From mboxrd@z Thu Jan  1 00:00:00 1970
From: Marcelo Ricardo Leitner <marcelo.leitner@gmail.com>
Subject: Re: [PATCH net] sctp: fix a success return may hide an error
Date: Tue, 16 Aug 2016 15:33:30 -0300
Message-ID: <20160816183330.GD3110@localhost.localdomain>
References: <31f3b581258d0458edcf30f65ef9513bdc41acc1.1470919978.git.lucien.xin@gmail.com>
 <20160812.211113.1099230839994600349.davem@davemloft.net>
 <CADvbK_dXX=Z8yr_yQPpHe2zst9uFYkMeL9-fHx17ZOCb5-x07A@mail.gmail.com>
 <063D6719AE5E284EB5DD2968C1650D6DB00DFD69@AcuExch.aculab.com>
 <CADvbK_fsH9RAc_r6SaTKYTUJusGcZzPuCXX3zntH7UhFFWq-Cg@mail.gmail.com>
 <063D6719AE5E284EB5DD2968C1650D6DB00E036B@AcuExch.aculab.com>
 <20160816172447.GC3110@localhost.localdomain>
 <CADvbK_eSD9taybqO0VzfQaUE0jtmKMWiSzkHjO2fNpZrU2Fg3Q@mail.gmail.com>
Mime-Version: 1.0
Content-Type: text/plain; charset=us-ascii
Cc: David Laight <David.Laight@aculab.com>,
	David Miller <davem@davemloft.net>,
	network dev <netdev@vger.kernel.org>,
	"linux-sctp@vger.kernel.org" <linux-sctp@vger.kernel.org>,
	Vladislav Yasevich <vyasevich@gmail.com>,
	"daniel@iogearbox.net" <daniel@iogearbox.net>
To: Xin Long <lucien.xin@gmail.com>
Return-path: <netdev-owner@vger.kernel.org>
Received: from mx1.redhat.com ([209.132.183.28]:53606 "EHLO mx1.redhat.com"
	rhost-flags-OK-OK-OK-OK) by vger.kernel.org with ESMTP
	id S1750822AbcHPSdf (ORCPT <rfc822;netdev@vger.kernel.org>);
	Tue, 16 Aug 2016 14:33:35 -0400
Content-Disposition: inline
In-Reply-To: <CADvbK_eSD9taybqO0VzfQaUE0jtmKMWiSzkHjO2fNpZrU2Fg3Q@mail.gmail.com>
Sender: netdev-owner@vger.kernel.org
List-ID: <netdev.vger.kernel.org>

On Wed, Aug 17, 2016 at 02:24:19AM +0800, Xin Long wrote:
> >> > This err returns back to sctp_sendmsg, there sctp will abort asoc.
> >
> > That's not right I think. sctp_sendmsg will only free the asoc if it was
> > created to send that specific chunk. And in this case, this change
> > should have no effect as it can't have sctp_outq_flush() touching
> > several transports in a row.
> >
> > I'm basing on:
> > out_free:
> >         if (new_asoc)
> >                 sctp_association_free(asoc);
> >
> > and sctp_recvmsg will just fetch, return and clear the error via
> > sctp_skb_recv_datagram, but not free it.
> >
> > Do you see any other place freeing it?

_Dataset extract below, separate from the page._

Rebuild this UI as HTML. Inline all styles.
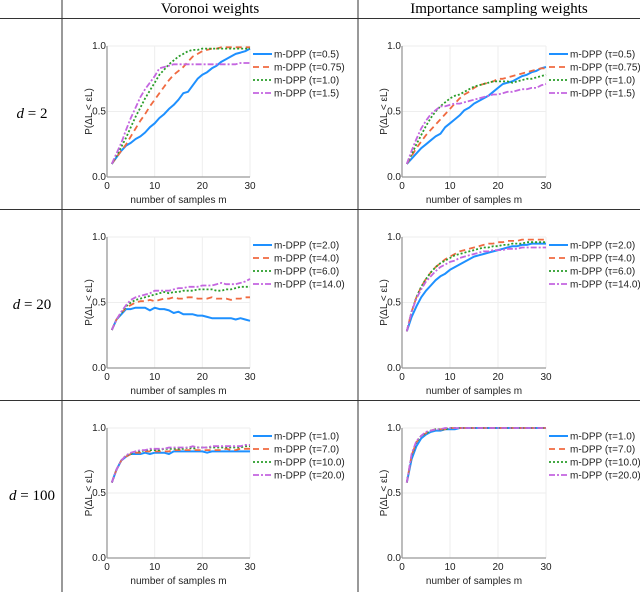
<!DOCTYPE html>
<html><head><meta charset="utf-8">
<style>
body{margin:0;background:#fff;}
svg{display:block;font-family:"Liberation Sans",sans-serif;}
.hdr{font-family:"Liberation Serif",serif;font-size:15px;}
.tick{font-size:10px;fill:#222;}
.lbl{font-size:10px;fill:#222;}
.leg{font-size:10px;fill:#222;}
</style></head>
<body>
<svg id="fig" width="640" height="592" viewBox="0 0 640 592">
<line x1="62" y1="0" x2="62" y2="592" stroke="#333" stroke-width="1"/>
<line x1="358" y1="0" x2="358" y2="592" stroke="#333" stroke-width="1"/>
<line x1="0" y1="18.5" x2="640" y2="18.5" stroke="#333" stroke-width="1"/>
<line x1="0" y1="209.5" x2="640" y2="209.5" stroke="#333" stroke-width="1"/>
<line x1="0" y1="400.5" x2="640" y2="400.5" stroke="#333" stroke-width="1"/>
<text class="hdr" x="210" y="13" text-anchor="middle">Voronoi weights</text>
<text class="hdr" x="499" y="13" text-anchor="middle">Importance sampling weights</text>
<text class="hdr" x="32" y="118" text-anchor="middle"><tspan font-style="italic">d</tspan> = 2</text>
<text class="hdr" x="32" y="309" text-anchor="middle"><tspan font-style="italic">d</tspan> = 20</text>
<text class="hdr" x="32" y="500" text-anchor="middle"><tspan font-style="italic">d</tspan> = 100</text>
<g id="plots"></g>
</svg>
<script>
const xTicks=[0,10,20,30];
const yTicks=[0.0,0.5,1.0];
const yTickLabels=["0.0","0.5","1.0"];
const m=[1,2,3,4,5,6,7,8,9,10,11,12,13,14,15,16,17,18,19,20,21,22,23,24,25,26,27,28,29,30];

const legendP1=["m-DPP (τ=0.5)","m-DPP (τ=0.75)","m-DPP (τ=1.0)","m-DPP (τ=1.5)"];
const legendP3=["m-DPP (τ=2.0)","m-DPP (τ=4.0)","m-DPP (τ=6.0)","m-DPP (τ=14.0)"];
const legendP5=["m-DPP (τ=1.0)","m-DPP (τ=7.0)","m-DPP (τ=10.0)","m-DPP (τ=20.0)"];

const p1Blue=[0.1,0.15,0.2,0.24,0.26,0.29,0.31,0.34,0.38,0.41,0.45,0.48,0.52,0.55,0.59,0.64,0.65,0.70,0.75,0.78,0.80,0.83,0.85,0.88,0.90,0.92,0.94,0.95,0.96,0.98];
const p1Orange=[0.1,0.15,0.2,0.25,0.31,0.37,0.43,0.48,0.54,0.59,0.64,0.69,0.74,0.78,0.81,0.84,0.88,0.92,0.94,0.96,0.97,0.98,0.98,0.99,0.99,0.99,0.99,0.99,0.99,0.99];
const p1Green=[0.1,0.16,0.23,0.30,0.38,0.46,0.53,0.60,0.66,0.72,0.78,0.82,0.86,0.89,0.92,0.94,0.96,0.97,0.97,0.98,0.98,0.98,0.98,0.98,0.98,0.98,0.98,0.98,0.98,0.98];
const p1Purple=[0.1,0.18,0.26,0.36,0.45,0.53,0.61,0.67,0.72,0.77,0.83,0.84,0.85,0.86,0.86,0.86,0.86,0.86,0.86,0.86,0.86,0.86,0.86,0.86,0.86,0.86,0.86,0.87,0.87,0.87];

const p2Blue=[0.1,0.14,0.18,0.22,0.25,0.28,0.31,0.33,0.38,0.41,0.44,0.47,0.51,0.53,0.56,0.58,0.60,0.62,0.65,0.68,0.71,0.72,0.73,0.75,0.77,0.78,0.80,0.81,0.83,0.84];
const p2Orange=[0.1,0.16,0.22,0.27,0.32,0.36,0.40,0.44,0.48,0.52,0.56,0.60,0.63,0.65,0.68,0.70,0.71,0.72,0.73,0.75,0.75,0.76,0.77,0.78,0.79,0.80,0.81,0.82,0.83,0.83];
const p2Green=[0.1,0.17,0.25,0.32,0.39,0.45,0.50,0.54,0.57,0.60,0.62,0.63,0.65,0.67,0.69,0.70,0.71,0.72,0.73,0.73,0.73,0.73,0.72,0.73,0.74,0.75,0.75,0.76,0.77,0.78];
const p2Purple=[0.1,0.2,0.29,0.37,0.43,0.48,0.51,0.54,0.54,0.55,0.56,0.56,0.57,0.58,0.59,0.60,0.61,0.62,0.63,0.63,0.64,0.65,0.65,0.66,0.67,0.67,0.68,0.68,0.70,0.71];

const p3Blue=[0.29,0.37,0.41,0.45,0.45,0.46,0.46,0.46,0.44,0.46,0.45,0.45,0.44,0.42,0.43,0.41,0.41,0.41,0.40,0.40,0.39,0.38,0.38,0.38,0.38,0.38,0.37,0.38,0.37,0.36];
const p3Orange=[0.29,0.37,0.42,0.46,0.48,0.50,0.51,0.51,0.52,0.51,0.52,0.53,0.53,0.54,0.53,0.53,0.54,0.54,0.53,0.53,0.53,0.54,0.53,0.53,0.53,0.52,0.53,0.53,0.54,0.54];
const p3Green=[0.29,0.37,0.42,0.47,0.50,0.52,0.53,0.54,0.55,0.56,0.57,0.58,0.57,0.58,0.58,0.59,0.59,0.59,0.60,0.60,0.60,0.60,0.59,0.59,0.60,0.60,0.61,0.62,0.62,0.62];
const p3Purple=[0.29,0.37,0.43,0.48,0.52,0.54,0.55,0.56,0.57,0.59,0.59,0.59,0.59,0.60,0.61,0.61,0.62,0.62,0.62,0.63,0.63,0.63,0.64,0.65,0.64,0.64,0.64,0.65,0.66,0.68];

const p4Blue=[0.28,0.39,0.47,0.54,0.59,0.63,0.67,0.70,0.72,0.75,0.77,0.79,0.81,0.83,0.85,0.86,0.87,0.88,0.89,0.90,0.91,0.92,0.93,0.93,0.94,0.94,0.95,0.95,0.95,0.95];
const p4Orange=[0.28,0.43,0.54,0.62,0.68,0.73,0.77,0.80,0.83,0.85,0.87,0.89,0.90,0.91,0.92,0.93,0.94,0.95,0.95,0.96,0.96,0.97,0.97,0.97,0.98,0.98,0.98,0.98,0.98,0.98];
const p4Green=[0.28,0.43,0.54,0.62,0.68,0.73,0.77,0.80,0.82,0.84,0.86,0.87,0.88,0.89,0.90,0.91,0.92,0.92,0.93,0.93,0.94,0.94,0.95,0.95,0.95,0.96,0.96,0.96,0.96,0.96];
const p4Purple=[0.28,0.43,0.53,0.60,0.66,0.70,0.74,0.77,0.79,0.81,0.82,0.84,0.85,0.86,0.87,0.88,0.89,0.89,0.90,0.90,0.90,0.91,0.91,0.91,0.92,0.92,0.92,0.92,0.92,0.92];

const p5Blue=[0.58,0.68,0.75,0.78,0.80,0.80,0.80,0.81,0.80,0.81,0.81,0.81,0.80,0.82,0.82,0.82,0.82,0.82,0.82,0.82,0.81,0.82,0.82,0.82,0.82,0.82,0.82,0.82,0.82,0.82];
const p5Orange=[0.58,0.68,0.75,0.78,0.80,0.81,0.81,0.82,0.82,0.82,0.82,0.82,0.82,0.83,0.83,0.83,0.83,0.83,0.83,0.83,0.83,0.83,0.83,0.83,0.84,0.83,0.83,0.84,0.84,0.84];
const p5Green=[0.58,0.68,0.75,0.79,0.80,0.82,0.82,0.83,0.83,0.83,0.83,0.84,0.84,0.84,0.84,0.84,0.85,0.84,0.85,0.85,0.85,0.85,0.85,0.85,0.85,0.85,0.85,0.85,0.86,0.86];
const p5Purple=[0.58,0.68,0.75,0.79,0.81,0.82,0.83,0.83,0.84,0.84,0.84,0.84,0.85,0.85,0.85,0.85,0.85,0.86,0.85,0.85,0.85,0.86,0.86,0.86,0.86,0.86,0.86,0.86,0.87,0.87];

const p6Blue=[0.58,0.76,0.86,0.92,0.95,0.97,0.98,0.98,0.99,0.99,0.99,1.0,1.0,1.0,1.0,1.0,1.0,1.0,1.0,1.0,1.0,1.0,1.0,1.0,1.0,1.0,1.0,1.0,1.0,1.0];
const p6Orange=[0.58,0.79,0.89,0.94,0.96,0.98,0.99,0.99,0.99,1.0,1.0,1.0,1.0,1.0,1.0,1.0,1.0,1.0,1.0,1.0,1.0,1.0,1.0,1.0,1.0,1.0,1.0,1.0,1.0,1.0];
const p6Green=[0.58,0.79,0.89,0.94,0.96,0.98,0.99,0.99,0.99,1.0,1.0,1.0,1.0,1.0,1.0,1.0,1.0,1.0,1.0,1.0,1.0,1.0,1.0,1.0,1.0,1.0,1.0,1.0,1.0,1.0];
const p6Purple=[0.58,0.80,0.90,0.94,0.97,0.98,0.99,0.99,1.0,1.0,1.0,1.0,1.0,1.0,1.0,1.0,1.0,1.0,1.0,1.0,1.0,1.0,1.0,1.0,1.0,1.0,1.0,1.0,1.0,1.0];

const NS="http://www.w3.org/2000/svg";
const styles=[
 {c:"#1e90ff",d:"",w:2},
 {c:"#f06a40",d:"6,4",w:1.8},
 {c:"#2a9d2a",d:"2,2",w:1.8},
 {c:"#c466e0",d:"6,2,2,2",w:1.8}
];
const seriesNames=["tau-1","tau-2","tau-3","tau-4"];
function el(tag,attrs,parent){const e=document.createElementNS(NS,tag);for(const k in attrs)e.setAttribute(k,attrs[k]);parent.appendChild(e);return e;}

function panel(id,x0,x1,yTop,yBot,series,legend){
  const root=document.getElementById("plots");
  const g=el("g",{},root);
  
  
  const sx=v=>x0+(v-0)/(30-0)*(x1-x0);
  const sy=v=>yBot-(v-0)/(1-0)*(yBot-yTop);
  xTicks.forEach(t=>{if(t>0){const l=el("line",{x1:sx(t),x2:sx(t),y1:yTop,y2:yBot,stroke:"#eee","stroke-width":1},g);
    
    }});
  yTicks.forEach(t=>{if(t>0){const l=el("line",{x1:x0,x2:x1,y1:sy(t),y2:sy(t),stroke:"#eee","stroke-width":1},g);
    
    }});
  const ax=el("line",{x1:x0,x2:x0,y1:yTop,y2:yBot,stroke:"#999","stroke-width":1.3},g);
  
  
  const bx=el("line",{x1:x0,x2:x1,y1:yBot,y2:yBot,stroke:"#999","stroke-width":1.3},g);
  
  
  xTicks.forEach(t=>{const tx=el("text",{x:sx(t),y:yBot+12,"text-anchor":"middle",class:"tick"},g);tx.textContent=String(t);
    
    });
  yTicks.forEach((t,i)=>{const tx=el("text",{x:x0-1,y:sy(t)+3,"text-anchor":"end",class:"tick"},g);tx.textContent=yTickLabels[i];
    
    });
  const xl=el("text",{x:(x0+x1)/2,y:yBot+26,"text-anchor":"middle",class:"lbl"},g);xl.textContent="number of samples m";
  
  
  const ym=(yTop+yBot)/2, yx=x0-15;
  const yl=el("text",{x:yx,y:ym,"text-anchor":"middle",class:"lbl",transform:`rotate(-90 ${yx} ${ym})`},g);yl.textContent="P(ΔL < εL)";
  
  
  series.forEach((s,i)=>{
    const pts=s.map((v,j)=>sx(m[j]).toFixed(1)+","+sy(v).toFixed(1)).join(" ");
    const st=styles[i];
    const pl=el("polyline",{points:pts,fill:"none",stroke:st.c,"stroke-width":st.w,"stroke-dasharray":st.d,"stroke-linejoin":"round"},g);
    
    
  });
  legend.forEach((t,i)=>{
    const ly=yTop+8+i*13, st=styles[i];
    const ll=el("line",{x1:x1+3,x2:x1+22,y1:ly,y2:ly,stroke:st.c,"stroke-width":st.w,"stroke-dasharray":st.d},g);
    
    
    const lt=el("text",{x:x1+24,y:ly+3.5,class:"leg"},g);lt.textContent=t;
    
    
  });
}
panel("plot-voronoi-d2",107,250,46,177,[p1Blue,p1Orange,p1Green,p1Purple],legendP1);
panel("plot-importance-d2",402,546,46,177,[p2Blue,p2Orange,p2Green,p2Purple],legendP1);
panel("plot-voronoi-d20",107,250,237,368,[p3Blue,p3Orange,p3Green,p3Purple],legendP3);
panel("plot-importance-d20",402,546,237,368,[p4Blue,p4Orange,p4Green,p4Purple],legendP3);
panel("plot-voronoi-d100",107,250,428,558,[p5Blue,p5Orange,p5Green,p5Purple],legendP5);
panel("plot-importance-d100",402,546,428,558,[p6Blue,p6Orange,p6Green,p6Purple],legendP5);
</script>
</body></html>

> Sorry, you are right, it free assoc just for new_asoc.
> 
> >
> >>
> >> That doesn't seem a good idea.
> >> You don't want to abort the association if there is a transient
> >> memory allocation failure.
> >> You also can't drop data chunks.
> >
> > From a system-wise POV, this behavior - to free the new asoc in case of
> > transient memory allocation failure - doesn't seem bad to me.
> > That's what will have to happen if any allocation before it failed and
> > also it helps the system to reduce the stress a little bit. I don't see
> > any inconsistency/problems here because we are not dropping a single
> > random chunk but instead we are actually refusing to initialize a new
> > asoc in such conditions.
> >
> > Nevertheless, I agree that letting the application see ENOMEM errors when
> > the data actually got queued and is being fully handled, as in, it will
> > be retransmitted later, is not be wise, as the application probably
> > won't be able to distinguish from ENOMEMs that it should retry or not.
> > Here I see a problem, yet it's not due to this specific change, perhaps
> > it just got attention because of it. In this situation, we should handle
> > ENOMEMs internally if possible so the application can know that if it
> > hits an ENOMEM, it's real and it has to retry.
> If  letting the application see ENOMEM errors, and sctp has to drop this
> chunk, instead of retransmiting the ENOMEM chunk, but the ENOMEM
> chunk may not be the chunk from current msg, as it flush all the queue.
> even if users get an ENOMEM error, they may re-send a chunk that is same
> with the one that is still in retransmit queue.

Yep, one more reason to handle those internally when safe.